Given exercise:
Write out the entire listing below exactly, with the pictures left out.
* begin Information provided *
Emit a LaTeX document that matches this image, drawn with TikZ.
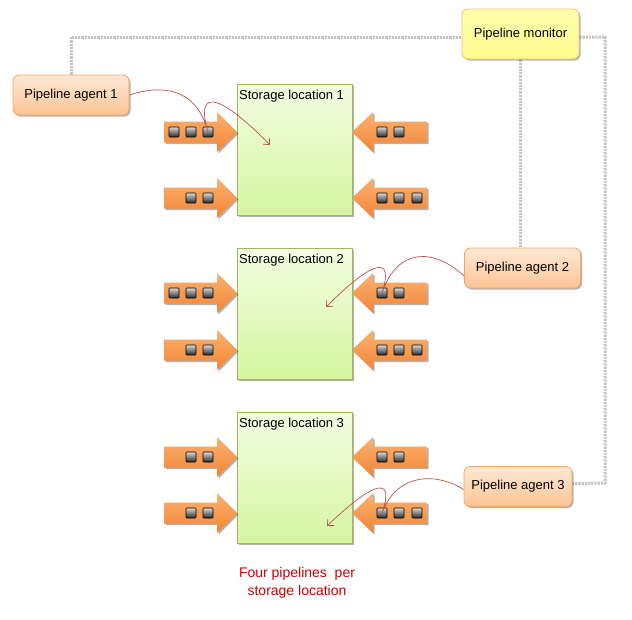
\documentclass[tikz,border=0pt]{standalone}
\usepackage{fontspec}
\setmainfont{Liberation Sans}
\usetikzlibrary{shadows,arrows.meta,backgrounds}
\definecolor{arrtop}{RGB}{251,178,112}
\definecolor{arrbot}{RGB}{243,132,52}
\definecolor{boxtop}{RGB}{242,253,226}
\definecolor{boxbot}{RGB}{214,246,160}
\definecolor{boxline}{RGB}{155,187,89}
\definecolor{agtop}{RGB}{254,232,212}
\definecolor{agbot}{RGB}{252,196,150}
\definecolor{agline}{RGB}{246,166,96}
\definecolor{montop}{RGB}{255,255,176}
\definecolor{monbot}{RGB}{255,250,140}
\definecolor{monline}{RGB}{240,196,120}
\definecolor{dotgray}{RGB}{195,195,195}
\definecolor{curvered}{RGB}{192,80,77}
\definecolor{captred}{RGB}{204,0,0}
\tikzset{
  shad/.style={drop shadow={shadow xshift=1.5pt,shadow yshift=-1.5pt,opacity=0.3,fill=black}},
  storebox/.style={draw=boxline,line width=0.8pt,top color=boxtop,bottom color=boxbot,shad,
    minimum width=115pt,minimum height=131pt,inner sep=0pt},
  agent/.style={draw=agline,line width=0.8pt,rounded corners=6pt,top color=agtop,bottom color=agbot,shad,
    minimum width=116pt,minimum height=40pt,inner sep=0pt},
  monitor/.style={draw=monline,line width=0.8pt,rounded corners=6pt,top color=montop,bottom color=monbot,shad,
    minimum width=117pt,minimum height=50pt,inner sep=0pt},
  pipearrow/.style={top color=arrtop,bottom color=arrbot,shad},
  sq/.style={draw=black,line width=0.6pt,top color=black!15,bottom color=black!85,
    minimum size=10pt,inner sep=0pt,rounded corners=0.8pt},
  dotline/.style={draw=dotgray,line width=3pt,dash pattern=on 2.2pt off 1pt},
  redcurve/.style={draw=curvered,line width=0.7pt},
  redtip/.style={-{Straight Barb[length=5pt,width=9pt]}},
  lbl/.style={anchor=base west,inner sep=0pt},
}
\newcommand\pipeRight[2]{% tip x, centre y, arrow points right
  \path[pipearrow] (#1-73,#2-10.5) -- (#1-20,#2-10.5) -- (#1-20,#2-20) -- (#1,#2)
     -- (#1-20,#2+20) -- (#1-20,#2+10.5) -- (#1-73,#2+10.5) -- cycle;}
\newcommand\pipeLeft[2]{% tip x, centre y, arrow points left
  \path[pipearrow] (#1+75,#2-10.5) -- (#1+21,#2-10.5) -- (#1+21,#2-20) -- (#1,#2)
     -- (#1+21,#2+20) -- (#1+21,#2+10.5) -- (#1+75,#2+10.5) -- cycle;}
\begin{document}
\begin{tikzpicture}[x=1pt,y=-1pt,font=\fontsize{13}{15}\selectfont]
\useasboundingbox (0,0) rectangle (632,619);

% monitor and agents
\node[monitor] (mon) at (520.5,34) {\raisebox{-2pt}{Pipeline monitor}};
\node[agent] (a1) at (71,95) {Pipeline agent 1};
\node[agent] (a2) at (522.5,268) {Pipeline agent 2};
\node[agent,minimum width=108pt] (a3) at (518,486.5) {Pipeline agent 3};

% dotted monitor links, behind the boxes
\begin{scope}[on background layer]
\path[dotline] (a1.north) -- (a1.north |- 0,37) -- ([yshift=-3pt]mon.west);
\path[dotline] ([yshift=-3pt]mon.east) -- (605,37) -- (605,483) -- ([yshift=3pt]a3.east);
\path[dotline] (mon.south) -- (mon.south |- a2.north);
\end{scope}

% storage locations
\node[storebox] (b1) at (294.5,149.5) {};
\node[storebox] (b2) at (294.5,313.5) {};
\node[storebox] (b3) at (294.5,477.5) {};
\node[lbl] at (239,99) {Storage location 1};
\node[lbl] at (239,263) {Storage location 2};
\node[lbl] at (239,427) {Storage location 3};

% pipelines, location 1
\pipeRight{237}{132} \pipeRight{237}{198}
\pipeLeft{352}{132} \pipeLeft{352}{198}
\node[sq] at (174,132) {}; \node[sq] at (191,132) {}; \node[sq] (s1) at (208,132) {};
\node[sq] at (191,198) {}; \node[sq] at (208,198) {};
\node[sq] at (382,132) {}; \node[sq] at (399,132) {};
\node[sq] at (382,198) {}; \node[sq] at (399,198) {}; \node[sq] at (417,198) {};

% pipelines, location 2
\pipeRight{237}{293} \pipeRight{237}{350}
\pipeLeft{352}{293} \pipeLeft{352}{350}
\node[sq] at (174,293) {}; \node[sq] at (191,293) {}; \node[sq] at (208,293) {};
\node[sq] at (191,350) {}; \node[sq] at (208,350) {};
\node[sq] (s2) at (382,293) {}; \node[sq] at (399,293) {};
\node[sq] at (382,350) {}; \node[sq] at (399,350) {}; \node[sq] at (417,350) {};

% pipelines, location 3
\pipeRight{237}{457} \pipeRight{237}{513}
\pipeLeft{352}{457} \pipeLeft{352}{513}
\node[sq] at (191,457) {}; \node[sq] at (208,457) {};
\node[sq] at (191,513) {}; \node[sq] at (208,513) {};
\node[sq] at (382,457) {}; \node[sq] at (399,457) {};
\node[sq] (s3) at (382,513) {}; \node[sq] at (399,513) {}; \node[sq] at (417,513) {};

% agent-to-location curves
\coordinate (t1) at (270,145);
\coordinate (t2) at (326,307);
\coordinate (t3) at (327,526);
\draw[redcurve,redtip] (a1.east) .. controls (160,85) and (196,86) .. (s1.center)
   .. controls (196,92) and (214,88) .. (t1);
\draw[redcurve,redtip] ([yshift=-8pt]a2.west) .. controls (435,249) and (398,246) .. (s2.center)
   .. controls (394,256) and (375,258) .. (t2);
\draw[redcurve,redtip] ([yshift=-3pt]a3.west) .. controls (440,474) and (398,470) .. (s3.center)
   .. controls (395,476) and (375,480) .. (t3);

% caption
\node[text=captred,align=center,font=\fontsize{14}{18}\selectfont] (cap) at (297,583)
  {Four pipelines~ per\\storage location};
\end{tikzpicture}
\end{document}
* end Information provided *
Completed exercise:
Emit a LaTeX document that matches this image, drawn with TikZ.
\documentclass[tikz,border=0pt]{standalone}
\usepackage{fontspec}
\setmainfont{Liberation Sans}
\usetikzlibrary{shadows,arrows.meta,backgrounds}
\definecolor{arrtop}{RGB}{251,178,112}
\definecolor{arrbot}{RGB}{243,132,52}
\definecolor{boxtop}{RGB}{242,253,226}
\definecolor{boxbot}{RGB}{214,246,160}
\definecolor{boxline}{RGB}{155,187,89}
\definecolor{agtop}{RGB}{254,232,212}
\definecolor{agbot}{RGB}{252,196,150}
\definecolor{agline}{RGB}{246,166,96}
\definecolor{montop}{RGB}{255,255,176}
\definecolor{monbot}{RGB}{255,250,140}
\definecolor{monline}{RGB}{240,196,120}
\definecolor{dotgray}{RGB}{195,195,195}
\definecolor{curvered}{RGB}{192,80,77}
\definecolor{captred}{RGB}{204,0,0}
\tikzset{
  shad/.style={drop shadow={shadow xshift=1.5pt,shadow yshift=-1.5pt,opacity=0.3,fill=black}},
  storebox/.style={draw=boxline,line width=0.8pt,top color=boxtop,bottom color=boxbot,shad,
    minimum width=115pt,minimum height=131pt,inner sep=0pt},
  agent/.style={draw=agline,line width=0.8pt,rounded corners=6pt,top color=agtop,bottom color=agbot,shad,
    minimum width=116pt,minimum height=40pt,inner sep=0pt},
  monitor/.style={draw=monline,line width=0.8pt,rounded corners=6pt,top color=montop,bottom color=monbot,shad,
    minimum width=117pt,minimum height=50pt,inner sep=0pt},
  pipearrow/.style={top color=arrtop,bottom color=arrbot,shad},
  sq/.style={draw=black,line width=0.6pt,top color=black!15,bottom color=black!85,
    minimum size=10pt,inner sep=0pt,rounded corners=0.8pt},
  dotline/.style={draw=dotgray,line width=3pt,dash pattern=on 2.2pt off 1pt},
  redcurve/.style={draw=curvered,line width=0.7pt},
  redtip/.style={-{Straight Barb[length=5pt,width=9pt]}},
  lbl/.style={anchor=base west,inner sep=0pt},
}
\newcommand\pipeRight[2]{% tip x, centre y, arrow points right
  \path[pipearrow] (#1-73,#2-10.5) -- (#1-20,#2-10.5) -- (#1-20,#2-20) -- (#1,#2)
     -- (#1-20,#2+20) -- (#1-20,#2+10.5) -- (#1-73,#2+10.5) -- cycle;}
\newcommand\pipeLeft[2]{% tip x, centre y, arrow points left
  \path[pipearrow] (#1+75,#2-10.5) -- (#1+21,#2-10.5) -- (#1+21,#2-20) -- (#1,#2)
     -- (#1+21,#2+20) -- (#1+21,#2+10.5) -- (#1+75,#2+10.5) -- cycle;}
\begin{document}
\begin{tikzpicture}[x=1pt,y=-1pt,font=\fontsize{13}{15}\selectfont]
\useasboundingbox (0,0) rectangle (632,619);

% monitor and agents
\node[monitor] (mon) at (520.5,34) {\raisebox{-2pt}{Pipeline monitor}};
\node[agent] (a1) at (71,95) {Pipeline agent 1};
\node[agent] (a2) at (522.5,268) {Pipeline agent 2};
\node[agent,minimum width=108pt] (a3) at (518,486.5) {Pipeline agent 3};

% dotted monitor links, behind the boxes
\begin{scope}[on background layer]
\path[dotline] (a1.north) -- (a1.north |- 0,37) -- ([yshift=-3pt]mon.west);
\path[dotline] ([yshift=-3pt]mon.east) -- (605,37) -- (605,483) -- ([yshift=3pt]a3.east);
\path[dotline] (mon.south) -- (mon.south |- a2.north);
\end{scope}

% storage locations
\node[storebox] (b1) at (294.5,149.5) {};
\node[storebox] (b2) at (294.5,313.5) {};
\node[storebox] (b3) at (294.5,477.5) {};
\node[lbl] at (239,99) {Storage location 1};
\node[lbl] at (239,263) {Storage location 2};
\node[lbl] at (239,427) {Storage location 3};

% pipelines, location 1
\pipeRight{237}{132} \pipeRight{237}{198}
\pipeLeft{352}{132} \pipeLeft{352}{198}
\node[sq] at (174,132) {}; \node[sq] at (191,132) {}; \node[sq] (s1) at (208,132) {};
\node[sq] at (191,198) {}; \node[sq] at (208,198) {};
\node[sq] at (382,132) {}; \node[sq] at (399,132) {};
\node[sq] at (382,198) {}; \node[sq] at (399,198) {}; \node[sq] at (417,198) {};

% pipelines, location 2
\pipeRight{237}{293} \pipeRight{237}{350}
\pipeLeft{352}{293} \pipeLeft{352}{350}
\node[sq] at (174,293) {}; \node[sq] at (191,293) {}; \node[sq] at (208,293) {};
\node[sq] at (191,350) {}; \node[sq] at (208,350) {};
\node[sq] (s2) at (382,293) {}; \node[sq] at (399,293) {};
\node[sq] at (382,350) {}; \node[sq] at (399,350) {}; \node[sq] at (417,350) {};

% pipelines, location 3
\pipeRight{237}{457} \pipeRight{237}{513}
\pipeLeft{352}{457} \pipeLeft{352}{513}
\node[sq] at (191,457) {}; \node[sq] at (208,457) {};
\node[sq] at (191,513) {}; \node[sq] at (208,513) {};
\node[sq] at (382,457) {}; \node[sq] at (399,457) {};
\node[sq] (s3) at (382,513) {}; \node[sq] at (399,513) {}; \node[sq] at (417,513) {};

% agent-to-location curves
\coordinate (t1) at (270,145);
\coordinate (t2) at (326,307);
\coordinate (t3) at (327,526);
\draw[redcurve,redtip] (a1.east) .. controls (160,85) and (196,86) .. (s1.center)
   .. controls (196,92) and (214,88) .. (t1);
\draw[redcurve,redtip] ([yshift=-8pt]a2.west) .. controls (435,249) and (398,246) .. (s2.center)
   .. controls (394,256) and (375,258) .. (t2);
\draw[redcurve,redtip] ([yshift=-3pt]a3.west) .. controls (440,474) and (398,470) .. (s3.center)
   .. controls (395,476) and (375,480) .. (t3);

% caption
\node[text=captred,align=center,font=\fontsize{14}{18}\selectfont] (cap) at (297,583)
  {Four pipelines~ per\\storage location};
\end{tikzpicture}
\end{document}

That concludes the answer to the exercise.